Branching off the corridors are amenities and conference rooms, spaces that create pockets of tranquility and focused work. Materials play a significant role in creating this effect; walls are made from a concrete and plaster mix, which speaks of durability; while bathrooms use materials like hickory veneer to offer a spa-level of design; and raw steel lacquered panels are used as a way-finding device to the conference rooms. “Everything has been done with a purpose,” said Tom Kasznia, account principal at Perkins +Will. Indeed, spaces such as a lounge area where informal meetings and presentations can take place, or workers can just relax, have the generous feel of a private members’ club, with Knoll leather chairs and a custom bookcase. The fitness center, which features a series of tube-like lights peppering the ceiling, is also integral to the overarching concept to deliver comfort for employees.

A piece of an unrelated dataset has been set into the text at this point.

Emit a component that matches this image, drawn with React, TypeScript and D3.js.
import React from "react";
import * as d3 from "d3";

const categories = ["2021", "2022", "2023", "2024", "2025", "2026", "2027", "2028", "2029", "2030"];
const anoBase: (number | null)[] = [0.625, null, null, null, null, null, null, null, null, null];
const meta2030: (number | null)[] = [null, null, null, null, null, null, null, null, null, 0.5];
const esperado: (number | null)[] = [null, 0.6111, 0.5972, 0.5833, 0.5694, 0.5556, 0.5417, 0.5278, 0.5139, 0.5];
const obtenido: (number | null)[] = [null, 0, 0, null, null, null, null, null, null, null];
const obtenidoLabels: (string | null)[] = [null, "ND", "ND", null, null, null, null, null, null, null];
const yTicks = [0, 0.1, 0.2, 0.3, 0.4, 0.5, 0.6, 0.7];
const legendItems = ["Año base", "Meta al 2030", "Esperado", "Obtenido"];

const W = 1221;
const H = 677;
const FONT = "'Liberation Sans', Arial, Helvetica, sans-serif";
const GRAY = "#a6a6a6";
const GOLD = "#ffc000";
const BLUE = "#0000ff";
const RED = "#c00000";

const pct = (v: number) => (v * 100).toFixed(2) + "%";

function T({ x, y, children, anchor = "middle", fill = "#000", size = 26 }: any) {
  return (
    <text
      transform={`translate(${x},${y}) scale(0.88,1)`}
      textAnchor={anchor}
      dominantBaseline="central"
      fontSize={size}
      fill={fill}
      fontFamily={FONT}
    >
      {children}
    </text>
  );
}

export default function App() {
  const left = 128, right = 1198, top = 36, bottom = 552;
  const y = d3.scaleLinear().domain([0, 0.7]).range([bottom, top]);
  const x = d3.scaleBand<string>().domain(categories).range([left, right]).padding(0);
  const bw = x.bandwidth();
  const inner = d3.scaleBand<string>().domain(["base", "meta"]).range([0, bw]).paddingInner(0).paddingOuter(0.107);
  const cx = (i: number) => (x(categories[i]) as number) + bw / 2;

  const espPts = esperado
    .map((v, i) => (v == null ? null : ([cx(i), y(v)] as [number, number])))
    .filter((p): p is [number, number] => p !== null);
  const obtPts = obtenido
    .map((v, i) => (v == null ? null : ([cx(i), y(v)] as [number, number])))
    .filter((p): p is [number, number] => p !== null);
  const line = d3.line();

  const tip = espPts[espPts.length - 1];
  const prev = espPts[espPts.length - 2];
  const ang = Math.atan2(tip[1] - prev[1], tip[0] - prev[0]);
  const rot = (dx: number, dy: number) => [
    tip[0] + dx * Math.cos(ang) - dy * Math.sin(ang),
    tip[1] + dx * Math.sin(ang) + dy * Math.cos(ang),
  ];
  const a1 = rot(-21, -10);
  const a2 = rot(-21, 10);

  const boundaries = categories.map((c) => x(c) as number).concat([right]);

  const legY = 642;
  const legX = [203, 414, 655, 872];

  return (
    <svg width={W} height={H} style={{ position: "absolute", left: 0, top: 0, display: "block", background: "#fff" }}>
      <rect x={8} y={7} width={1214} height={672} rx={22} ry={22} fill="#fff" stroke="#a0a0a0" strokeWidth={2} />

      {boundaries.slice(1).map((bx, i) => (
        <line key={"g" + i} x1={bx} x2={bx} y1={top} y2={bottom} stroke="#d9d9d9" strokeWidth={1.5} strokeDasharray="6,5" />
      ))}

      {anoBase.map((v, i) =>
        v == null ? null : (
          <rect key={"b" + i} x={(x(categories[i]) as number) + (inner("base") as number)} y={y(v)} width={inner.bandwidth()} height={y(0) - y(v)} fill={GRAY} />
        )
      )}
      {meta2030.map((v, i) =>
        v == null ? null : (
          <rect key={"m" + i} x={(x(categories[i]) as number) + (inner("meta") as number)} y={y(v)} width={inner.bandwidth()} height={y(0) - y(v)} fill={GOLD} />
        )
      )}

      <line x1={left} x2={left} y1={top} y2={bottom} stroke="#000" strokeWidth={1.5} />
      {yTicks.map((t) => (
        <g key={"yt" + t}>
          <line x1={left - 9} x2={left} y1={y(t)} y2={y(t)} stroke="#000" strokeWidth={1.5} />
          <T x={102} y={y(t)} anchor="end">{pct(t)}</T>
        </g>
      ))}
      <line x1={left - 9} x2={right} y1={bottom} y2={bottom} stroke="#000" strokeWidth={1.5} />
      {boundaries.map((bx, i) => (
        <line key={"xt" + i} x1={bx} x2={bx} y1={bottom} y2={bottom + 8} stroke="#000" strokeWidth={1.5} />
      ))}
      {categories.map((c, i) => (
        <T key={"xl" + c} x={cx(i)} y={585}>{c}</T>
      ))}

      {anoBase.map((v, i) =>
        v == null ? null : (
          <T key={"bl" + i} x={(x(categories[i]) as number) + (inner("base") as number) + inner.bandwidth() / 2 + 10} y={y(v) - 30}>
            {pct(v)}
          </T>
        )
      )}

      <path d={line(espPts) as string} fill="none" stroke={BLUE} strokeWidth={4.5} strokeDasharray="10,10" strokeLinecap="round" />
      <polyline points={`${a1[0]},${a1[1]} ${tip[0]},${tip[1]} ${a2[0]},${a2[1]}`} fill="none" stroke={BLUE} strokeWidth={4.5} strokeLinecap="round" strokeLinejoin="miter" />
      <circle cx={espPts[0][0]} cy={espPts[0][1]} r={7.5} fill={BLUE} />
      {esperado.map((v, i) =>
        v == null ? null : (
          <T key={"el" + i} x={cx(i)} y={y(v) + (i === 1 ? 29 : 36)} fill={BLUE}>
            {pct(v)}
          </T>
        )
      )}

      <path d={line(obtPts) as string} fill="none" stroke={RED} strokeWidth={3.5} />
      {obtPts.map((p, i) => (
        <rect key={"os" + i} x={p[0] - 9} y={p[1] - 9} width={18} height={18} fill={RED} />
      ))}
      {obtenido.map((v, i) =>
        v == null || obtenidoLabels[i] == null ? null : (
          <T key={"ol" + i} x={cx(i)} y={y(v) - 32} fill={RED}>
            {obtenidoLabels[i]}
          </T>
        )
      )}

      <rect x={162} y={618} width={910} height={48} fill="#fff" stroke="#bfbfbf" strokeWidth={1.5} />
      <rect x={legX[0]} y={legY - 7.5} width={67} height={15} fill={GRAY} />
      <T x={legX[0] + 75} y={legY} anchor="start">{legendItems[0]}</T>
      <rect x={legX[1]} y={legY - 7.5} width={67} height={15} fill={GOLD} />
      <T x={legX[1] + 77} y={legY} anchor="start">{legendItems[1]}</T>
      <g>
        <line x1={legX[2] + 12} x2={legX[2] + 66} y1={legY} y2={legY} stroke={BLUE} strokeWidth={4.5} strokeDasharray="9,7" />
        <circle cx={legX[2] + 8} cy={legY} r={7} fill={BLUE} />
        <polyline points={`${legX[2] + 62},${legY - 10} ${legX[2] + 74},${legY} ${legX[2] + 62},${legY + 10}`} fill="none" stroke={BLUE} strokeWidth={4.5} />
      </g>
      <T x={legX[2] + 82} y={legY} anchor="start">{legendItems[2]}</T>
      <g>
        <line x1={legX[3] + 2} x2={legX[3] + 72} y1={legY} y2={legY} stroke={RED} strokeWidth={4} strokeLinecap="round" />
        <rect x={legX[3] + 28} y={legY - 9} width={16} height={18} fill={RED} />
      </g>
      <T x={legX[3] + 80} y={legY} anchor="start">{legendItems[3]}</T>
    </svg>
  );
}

“Light was a main driver in the design,” said Wolfe. “We brought in the light fixture in the main conference room early on and as we built a rapport with the client it hit home and drew our design ideas together.” The curling outline of the fixture can be seen in the shape of the corridors and similar overhead light features hung in the other conference rooms. “It’s not trying to be ostentatious. It’s not reckless spending, just creating a comfortable workspace,” said Wolfe. “It’s the opposite of a mobile work force here. The client actually wants people to be there, using the office during working hours.”